▶ What is needed
All of the material below is to be retyped exactly.

▶ Source excerpt
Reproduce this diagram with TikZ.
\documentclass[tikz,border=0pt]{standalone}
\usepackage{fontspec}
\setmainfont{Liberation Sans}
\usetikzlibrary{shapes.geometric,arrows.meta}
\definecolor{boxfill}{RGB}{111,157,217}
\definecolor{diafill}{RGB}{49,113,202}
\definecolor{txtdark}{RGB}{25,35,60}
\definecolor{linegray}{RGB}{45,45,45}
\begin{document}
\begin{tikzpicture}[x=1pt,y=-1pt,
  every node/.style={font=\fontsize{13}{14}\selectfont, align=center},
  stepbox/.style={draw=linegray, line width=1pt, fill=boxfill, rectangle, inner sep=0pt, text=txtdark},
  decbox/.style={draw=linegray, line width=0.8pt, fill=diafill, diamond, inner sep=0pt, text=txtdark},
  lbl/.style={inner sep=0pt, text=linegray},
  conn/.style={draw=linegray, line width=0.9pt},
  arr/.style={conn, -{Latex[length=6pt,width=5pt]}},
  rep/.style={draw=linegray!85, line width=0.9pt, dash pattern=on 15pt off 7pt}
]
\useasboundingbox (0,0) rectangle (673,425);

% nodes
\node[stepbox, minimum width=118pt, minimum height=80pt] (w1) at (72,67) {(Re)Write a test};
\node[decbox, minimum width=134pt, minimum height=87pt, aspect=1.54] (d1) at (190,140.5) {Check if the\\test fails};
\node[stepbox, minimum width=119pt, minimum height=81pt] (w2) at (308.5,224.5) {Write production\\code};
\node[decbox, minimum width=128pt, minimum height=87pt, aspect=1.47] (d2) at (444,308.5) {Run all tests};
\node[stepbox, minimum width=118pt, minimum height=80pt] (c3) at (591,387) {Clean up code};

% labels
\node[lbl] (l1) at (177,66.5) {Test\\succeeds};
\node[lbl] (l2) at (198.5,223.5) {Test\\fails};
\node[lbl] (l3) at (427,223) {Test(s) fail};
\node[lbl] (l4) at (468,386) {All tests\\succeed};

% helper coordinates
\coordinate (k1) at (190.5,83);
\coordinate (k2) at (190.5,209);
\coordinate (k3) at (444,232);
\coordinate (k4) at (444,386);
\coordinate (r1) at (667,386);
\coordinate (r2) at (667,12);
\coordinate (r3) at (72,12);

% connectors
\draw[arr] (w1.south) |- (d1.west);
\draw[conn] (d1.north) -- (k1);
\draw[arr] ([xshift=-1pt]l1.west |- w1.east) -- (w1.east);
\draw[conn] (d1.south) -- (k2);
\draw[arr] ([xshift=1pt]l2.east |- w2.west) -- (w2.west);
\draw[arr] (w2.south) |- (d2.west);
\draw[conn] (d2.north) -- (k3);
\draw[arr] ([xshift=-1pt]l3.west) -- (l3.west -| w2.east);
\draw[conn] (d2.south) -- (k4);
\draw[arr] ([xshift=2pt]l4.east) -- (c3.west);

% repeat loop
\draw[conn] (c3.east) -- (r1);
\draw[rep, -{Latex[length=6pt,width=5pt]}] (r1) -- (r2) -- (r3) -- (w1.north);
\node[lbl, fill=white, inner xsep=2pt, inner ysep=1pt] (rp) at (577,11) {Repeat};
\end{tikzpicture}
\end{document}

▶ In response
Reproduce this diagram with TikZ.
\documentclass[tikz,border=0pt]{standalone}
\usepackage{fontspec}
\setmainfont{Liberation Sans}
\usetikzlibrary{shapes.geometric,arrows.meta}
\definecolor{boxfill}{RGB}{111,157,217}
\definecolor{diafill}{RGB}{49,113,202}
\definecolor{txtdark}{RGB}{25,35,60}
\definecolor{linegray}{RGB}{45,45,45}
\begin{document}
\begin{tikzpicture}[x=1pt,y=-1pt,
  every node/.style={font=\fontsize{13}{14}\selectfont, align=center},
  stepbox/.style={draw=linegray, line width=1pt, fill=boxfill, rectangle, inner sep=0pt, text=txtdark},
  decbox/.style={draw=linegray, line width=0.8pt, fill=diafill, diamond, inner sep=0pt, text=txtdark},
  lbl/.style={inner sep=0pt, text=linegray},
  conn/.style={draw=linegray, line width=0.9pt},
  arr/.style={conn, -{Latex[length=6pt,width=5pt]}},
  rep/.style={draw=linegray!85, line width=0.9pt, dash pattern=on 15pt off 7pt}
]
\useasboundingbox (0,0) rectangle (673,425);

% nodes
\node[stepbox, minimum width=118pt, minimum height=80pt] (w1) at (72,67) {(Re)Write a test};
\node[decbox, minimum width=134pt, minimum height=87pt, aspect=1.54] (d1) at (190,140.5) {Check if the\\test fails};
\node[stepbox, minimum width=119pt, minimum height=81pt] (w2) at (308.5,224.5) {Write production\\code};
\node[decbox, minimum width=128pt, minimum height=87pt, aspect=1.47] (d2) at (444,308.5) {Run all tests};
\node[stepbox, minimum width=118pt, minimum height=80pt] (c3) at (591,387) {Clean up code};

% labels
\node[lbl] (l1) at (177,66.5) {Test\\succeeds};
\node[lbl] (l2) at (198.5,223.5) {Test\\fails};
\node[lbl] (l3) at (427,223) {Test(s) fail};
\node[lbl] (l4) at (468,386) {All tests\\succeed};

% helper coordinates
\coordinate (k1) at (190.5,83);
\coordinate (k2) at (190.5,209);
\coordinate (k3) at (444,232);
\coordinate (k4) at (444,386);
\coordinate (r1) at (667,386);
\coordinate (r2) at (667,12);
\coordinate (r3) at (72,12);

% connectors
\draw[arr] (w1.south) |- (d1.west);
\draw[conn] (d1.north) -- (k1);
\draw[arr] ([xshift=-1pt]l1.west |- w1.east) -- (w1.east);
\draw[conn] (d1.south) -- (k2);
\draw[arr] ([xshift=1pt]l2.east |- w2.west) -- (w2.west);
\draw[arr] (w2.south) |- (d2.west);
\draw[conn] (d2.north) -- (k3);
\draw[arr] ([xshift=-1pt]l3.west) -- (l3.west -| w2.east);
\draw[conn] (d2.south) -- (k4);
\draw[arr] ([xshift=2pt]l4.east) -- (c3.west);

% repeat loop
\draw[conn] (c3.east) -- (r1);
\draw[rep, -{Latex[length=6pt,width=5pt]}] (r1) -- (r2) -- (r3) -- (w1.north);
\node[lbl, fill=white, inner xsep=2pt, inner ysep=1pt] (rp) at (577,11) {Repeat};
\end{tikzpicture}
\end{document}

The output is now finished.